/graph-dependency-parser

Modular implementation of a graph-based dependency parser in AllenNLP.

Primary LanguagePython

graph-dependency-parser

Modular implementation of a graph-based first-order dependency parser in AllenNLP. Decoding is performed with the Chu-Liu/Edmonds (CLE) algorithm.

There are currently two edge models implemented, the Dozat & Manning 2016 and the Kiperwasser & Goldberg 2016 one. Apart from the edge models, the are also two different loss functions, a softmax log-likelihood and a hinge loss that requires running the CLE algorithm at training time.

Requirements

It is best, to set up a conda environment.

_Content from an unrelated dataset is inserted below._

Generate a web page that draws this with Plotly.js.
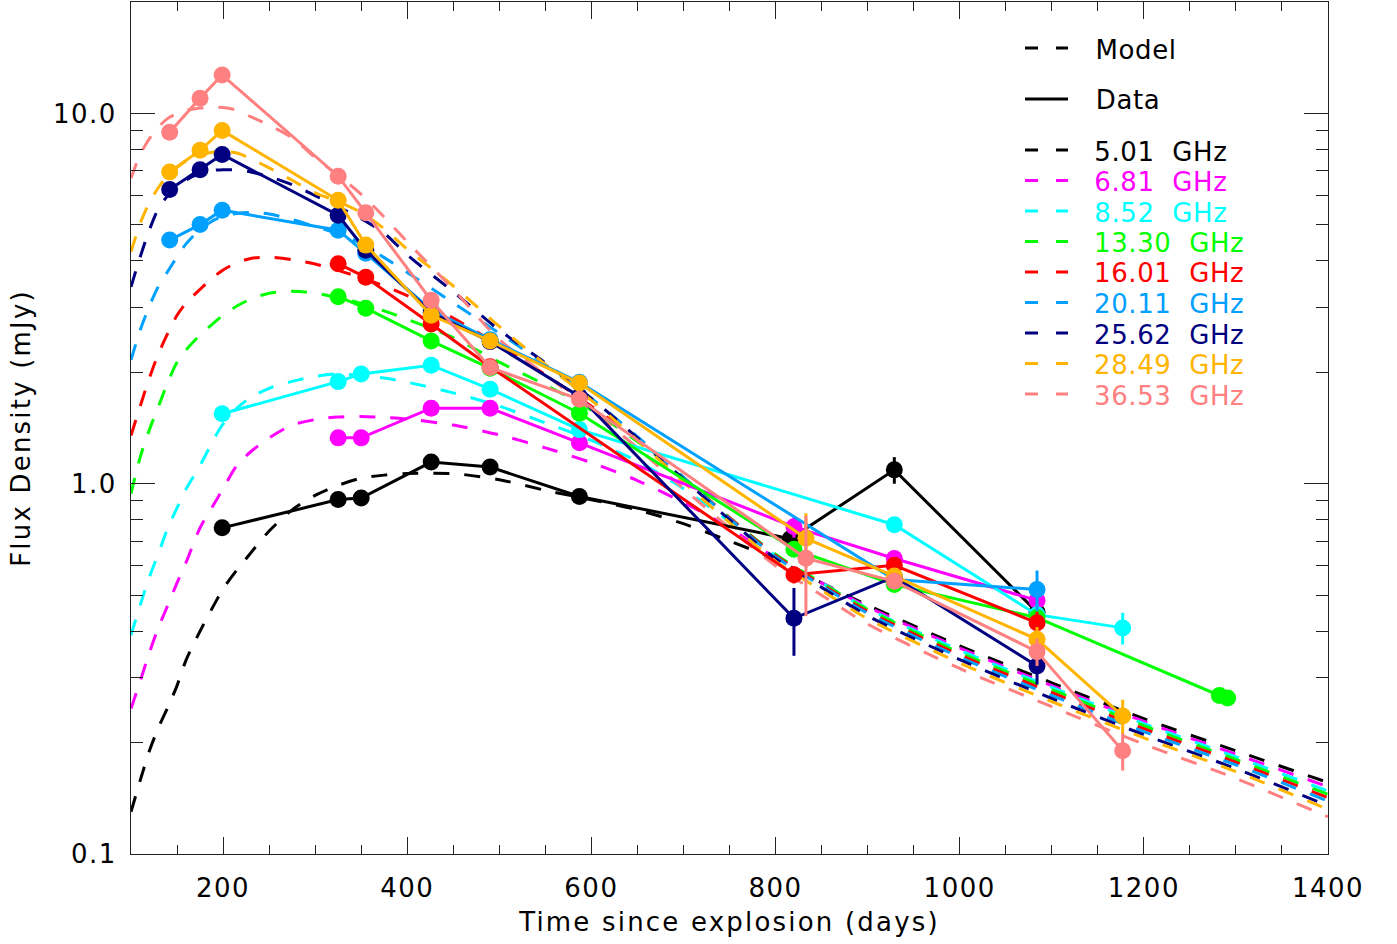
<!DOCTYPE html>
<html>
<head>
<meta charset="utf-8">
<script src="https://cdn.plot.ly/plotly-3.0.1.min.js"></script>
<style>
  html, body { margin: 0; padding: 0; background: #fff; }
  #chart { width: 1397px; height: 944px; }
  #chart .xtitle, #chart .ytitle { letter-spacing: 2.2px; }
  #chart .xtick text, #chart .ytick text { letter-spacing: 1.5px; }
  #chart .annotation-text { letter-spacing: 0.6px; }
</style>
</head>
<body>
<div id="chart"></div>
<script>
// ---------------- data ----------------
const freqLabels = ['5.01', '6.81', '8.52', '13.30', '16.01', '20.11', '25.62', '28.49', '36.53'];
const colors = ['#000000', '#FF00FF', '#00FFFF', '#00FF00', '#FF0000', '#00A0FF', '#000080', '#FFB400', '#FF8080'];

// model light curves (days since explosion, flux in mJy)
const modelDays = [100, 110, 120, 130, 140, 150, 160, 175, 190, 200, 215, 230, 250, 275, 300, 325, 350, 375, 400, 450, 500, 550, 600, 650, 700, 750, 800, 850, 900, 1000, 1100, 1200, 1300, 1400];
const model_501 = [0.13, 0.158, 0.19, 0.22, 0.249, 0.285, 0.335, 0.40, 0.47, 0.52, 0.585, 0.65, 0.745, 0.85, 0.93, 0.99, 1.035, 1.055, 1.065, 1.065, 1.025, 0.96, 0.905, 0.85, 0.78, 0.70, 0.625, 0.54, 0.47, 0.365, 0.29, 0.232, 0.19, 0.156];
const model_681 = [0.247, 0.293, 0.35, 0.41, 0.47, 0.54, 0.615, 0.76, 0.88, 0.97, 1.12, 1.22, 1.33, 1.44, 1.49, 1.515, 1.52, 1.51, 1.495, 1.44, 1.355, 1.25, 1.14, 1.02, 0.89, 0.76, 0.63, 0.54, 0.465, 0.36, 0.285, 0.228, 0.186, 0.152];
const model_852 = [0.39, 0.47, 0.56, 0.65, 0.76, 0.86, 0.97, 1.12, 1.32, 1.45, 1.60, 1.71, 1.81, 1.89, 1.95, 1.98, 1.96, 1.93, 1.88, 1.76, 1.62, 1.46, 1.31, 1.15, 0.97, 0.79, 0.64, 0.54, 0.46, 0.355, 0.282, 0.225, 0.183, 0.148];
const model_1330 = [0.94, 1.18, 1.40, 1.62, 1.88, 2.13, 2.30, 2.52, 2.72, 2.85, 3.02, 3.15, 3.27, 3.31, 3.27, 3.18, 3.07, 2.93, 2.78, 2.48, 2.13, 1.85, 1.58, 1.30, 1.04, 0.81, 0.645, 0.54, 0.458, 0.35, 0.278, 0.222, 0.18, 0.145];
const model_1601 = [1.35, 1.62, 1.93, 2.25, 2.55, 2.85, 3.08, 3.35, 3.62, 3.78, 3.95, 4.06, 4.09, 4.03, 3.92, 3.77, 3.60, 3.42, 3.22, 2.80, 2.36, 1.97, 1.62, 1.32, 1.04, 0.81, 0.64, 0.535, 0.452, 0.345, 0.273, 0.218, 0.177, 0.142];
const model_2011 = [2.16, 2.60, 3.02, 3.42, 3.75, 4.10, 4.45, 4.86, 5.15, 5.27, 5.37, 5.40, 5.35, 5.17, 4.95, 4.73, 4.45, 4.08, 3.72, 3.08, 2.55, 2.10, 1.70, 1.34, 1.04, 0.805, 0.635, 0.53, 0.447, 0.34, 0.268, 0.214, 0.174, 0.139];
const model_2562 = [3.40, 4.10, 4.85, 5.55, 6.00, 6.35, 6.62, 6.88, 7.02, 7.05, 7.03, 6.95, 6.75, 6.42, 6.00, 5.60, 5.20, 4.75, 4.15, 3.30, 2.60, 2.12, 1.70, 1.33, 1.03, 0.80, 0.628, 0.525, 0.44, 0.335, 0.263, 0.21, 0.17, 0.135];
const model_2849 = [4.23, 5.05, 5.75, 6.32, 6.80, 7.15, 7.45, 7.72, 7.87, 7.90, 7.82, 7.55, 7.13, 6.60, 6.10, 5.78, 5.40, 4.88, 4.30, 3.42, 2.66, 2.10, 1.68, 1.31, 1.01, 0.785, 0.618, 0.515, 0.432, 0.328, 0.258, 0.206, 0.167, 0.132];
const model_3653 = [6.68, 7.75, 8.55, 9.20, 9.70, 10.0, 10.2, 10.35, 10.4, 10.38, 10.2, 9.80, 9.30, 8.60, 7.60, 6.80, 6.05, 5.25, 4.50, 3.35, 2.45, 1.97, 1.58, 1.25, 0.97, 0.76, 0.60, 0.50, 0.418, 0.317, 0.25, 0.198, 0.16, 0.126];

// observed flux densities, with 1-sigma errors
const t_501 = [199, 325, 350, 426, 490, 587, 816, 929, 1084];
const f_501 = [0.76, 0.906, 0.915, 1.144, 1.109, 0.924, 0.71, 1.09, 0.45];
const e_501 = [0.02, 0.02, 0.02, 0.02, 0.02, 0.02, 0.02, 0.09, 0.03];

const t_681 = [325, 350, 426, 490, 587, 820, 929, 1084];
const f_681 = [1.33, 1.33, 1.60, 1.60, 1.29, 0.765, 0.628, 0.484];
const e_681 = [0.03, 0.03, 0.03, 0.03, 0.03, 0.05, 0.02, 0.04];

const t_852 = [199, 325, 350, 426, 490, 587, 929, 1084, 1177];
const f_852 = [1.545, 1.887, 1.98, 2.09, 1.80, 1.40, 0.775, 0.443, 0.408];
const e_852 = [0.04, 0.04, 0.04, 0.04, 0.04, 0.03, 0.02, 0.03, 0.04];

const t_1330 = [325, 355, 426, 490, 587, 820, 929, 1084, 1282, 1291];
const f_1330 = [3.20, 2.98, 2.43, 2.05, 1.55, 0.665, 0.534, 0.435, 0.268, 0.264];
const e_1330 = [0.06, 0.06, 0.05, 0.04, 0.03, 0.03, 0.02, 0.02, 0.01, 0.01];

const t_1601 = [325, 355, 426, 490, 820, 929, 1084];
const f_1601 = [3.93, 3.61, 2.70, 2.07, 0.568, 0.602, 0.421];
const e_1601 = [0.08, 0.07, 0.05, 0.04, 0.03, 0.02, 0.03];

const t_2011 = [142, 175, 199, 325, 355, 426, 490, 587, 929, 1084];
const f_2011 = [4.55, 5.01, 5.48, 4.84, 4.19, 2.95, 2.45, 1.88, 0.551, 0.518];
const e_2011 = [0.09, 0.1, 0.1, 0.1, 0.08, 0.06, 0.05, 0.04, 0.02, 0.065];

const t_2562 = [142, 175, 199, 325, 355, 426, 490, 587, 820, 929, 1084];
const f_2562 = [6.23, 7.05, 7.75, 5.31, 4.27, 2.90, 2.42, 1.72, 0.433, 0.56, 0.322];
const e_2562 = [0.15, 0.15, 0.15, 0.1, 0.08, 0.06, 0.05, 0.04, 0.09, 0.02, 0.035];

const t_2849 = [142, 175, 199, 325, 355, 426, 490, 587, 833, 929, 1084, 1177];
const f_2849 = [6.95, 7.95, 9.0, 5.83, 4.41, 2.85, 2.43, 1.87, 0.712, 0.563, 0.38, 0.236];
const e_2849 = [0.15, 0.15, 0.18, 0.12, 0.09, 0.06, 0.05, 0.04, 0.12, 0.02, 0.03, 0.025];

const t_3653 = [142, 175, 199, 325, 355, 426, 490, 587, 833, 929, 1084, 1177];
const f_3653 = [8.9, 11.0, 12.7, 6.77, 5.39, 3.13, 2.06, 1.69, 0.629, 0.545, 0.352, 0.19];
const e_3653 = [0.2, 0.2, 0.25, 0.14, 0.11, 0.07, 0.05, 0.04, 0.19, 0.02, 0.03, 0.022];

const xTickVals = [200, 400, 600, 800, 1000, 1200, 1400];
const yTickVals = [0.1, 1, 10];
const yTickText = ['0.1', '1.0', '10.0'];
const yMinorVals = [0.2, 0.3, 0.4, 0.5, 0.6, 0.7, 0.8, 0.9, 2, 3, 4, 5, 6, 7, 8, 9];

// ---------------- build ----------------
const models = [model_501, model_681, model_852, model_1330, model_1601, model_2011, model_2562, model_2849, model_3653];
const obsT = [t_501, t_681, t_852, t_1330, t_1601, t_2011, t_2562, t_2849, t_3653];
const obsF = [f_501, f_681, f_852, f_1330, f_1601, f_2011, f_2562, f_2849, f_3653];
const obsE = [e_501, e_681, e_852, e_1330, e_1601, e_2011, e_2562, e_2849, e_3653];

const FONT = 'DejaVu Sans, Verdana, sans-serif';
const traces = [];
models.forEach((m, i) => {
  traces.push({
    type: 'scatter', mode: 'lines', x: modelDays, y: m,
    line: {color: colors[i], width: 3, dash: '16px,15px', shape: 'spline', smoothing: 0.8},
    hoverinfo: 'skip', showlegend: false
  });
});
obsT.forEach((t, i) => {
  traces.push({
    type: 'scatter', mode: 'lines+markers', x: t, y: obsF[i],
    line: {color: colors[i], width: 3},
    marker: {color: colors[i], size: 17, line: {width: 0}},
    error_y: {type: 'data', array: obsE[i], visible: true, color: colors[i], thickness: 3, width: 0},
    name: freqLabels[i] + ' GHz', showlegend: false
  });
});

// hand-drawn legend (IDL style)
const W = 1397, H = 944, L = 131, R = 69, T = 2, B = 90;
const pw = W - L - R, ph = H - T - B;
const px = v => (v - L) / pw;
const py = v => (H - B - v) / ph;
const shapes = [];
const annotations = [];
function legendRow(yPix, color, dashed, text, textColor) {
  if (dashed) {
    shapes.push({type: 'line', xref: 'paper', yref: 'paper', x0: px(1025), x1: px(1038), y0: py(yPix), y1: py(yPix), line: {color: color, width: 3}});
    shapes.push({type: 'line', xref: 'paper', yref: 'paper', x0: px(1056), x1: px(1068), y0: py(yPix), y1: py(yPix), line: {color: color, width: 3}});
  } else {
    shapes.push({type: 'line', xref: 'paper', yref: 'paper', x0: px(1025), x1: px(1068), y0: py(yPix), y1: py(yPix), line: {color: color, width: 3}});
  }
  annotations.push({xref: 'paper', yref: 'paper', x: px(1095), y: py(yPix + 1.5), xanchor: 'left', yanchor: 'middle',
    text: text, showarrow: false, font: {family: FONT, size: 26, color: textColor}});
}
legendRow(48, '#000000', true, 'Model', '#000000');
legendRow(99, '#000000', false, 'Data', '#000000');
freqLabels.forEach((f, i) => {
  legendRow(150 + i * 30.5, colors[i], true, f + '\u00A0\u00A0GHz', colors[i]);
});

const layout = {
  width: W, height: H,
  margin: {l: L, r: R, t: T, b: B},
  paper_bgcolor: '#ffffff', plot_bgcolor: '#ffffff',
  showlegend: false,
  font: {family: FONT, size: 26, color: '#000000'},
  xaxis: {
    range: [100, 1400], tickmode: 'array', tickvals: xTickVals,
    ticks: 'inside', ticklen: 17, tickwidth: 1, tickcolor: '#222',
    showline: true, linecolor: '#222', linewidth: 1, mirror: 'ticks',
    showgrid: false, zeroline: false,
    minor: {dtick: 50, tick0: 0, ticks: 'inside', ticklen: 9, tickwidth: 1, tickcolor: '#222', showgrid: false},
    tickfont: {family: FONT, size: 26, color: '#000'},
    ticklabelstandoff: 11,
    title: {text: 'Time since explosion (days)', font: {family: FONT, size: 26, color: '#000'}, standoff: 10}
  },
  yaxis: {
    type: 'log', range: [-1, Math.log10(20)], tickmode: 'array', tickvals: yTickVals, ticktext: yTickText,
    ticks: 'inside', ticklen: 24, tickwidth: 1, tickcolor: '#222',
    showline: true, linecolor: '#222', linewidth: 1, mirror: 'ticks',
    showgrid: false, zeroline: false,
    minor: {tickmode: 'array', tickvals: yMinorVals, ticks: 'inside', ticklen: 12, tickwidth: 1, tickcolor: '#222', showgrid: false},
    tickfont: {family: FONT, size: 26, color: '#000'},
    ticklabelstandoff: 8,
    title: {text: 'Flux Density (mJy)', font: {family: FONT, size: 26, color: '#000'}, standoff: 20}
  },
  shapes: shapes,
  annotations: annotations
};

Plotly.newPlot('chart', traces, layout, {staticPlot: true, displayModeBar: false});
</script>
</body>
</html>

Internal note: use /proj/irtg.shadow/conda/envs/allennlp

Running the code

Three example configurations are provided (.jsonnet files). To see if everything's working and to train a parser (on the English EWT corpus), run:

mkdir -p data/
cd data/
wget https://github.com/UniversalDependencies/UD_English-EWT/raw/master/en_ewt-ud-train.conllu
wget https://github.com/UniversalDependencies/UD_English-EWT/raw/master/en_ewt-ud-dev.conllu

cd ../
mkdir -p models/
bash example_train.sh

echo Evaluating on development set

bash example_evaluate.sh

If you play around with the code in an IDE you might want to use run.py instead of the bash scripts.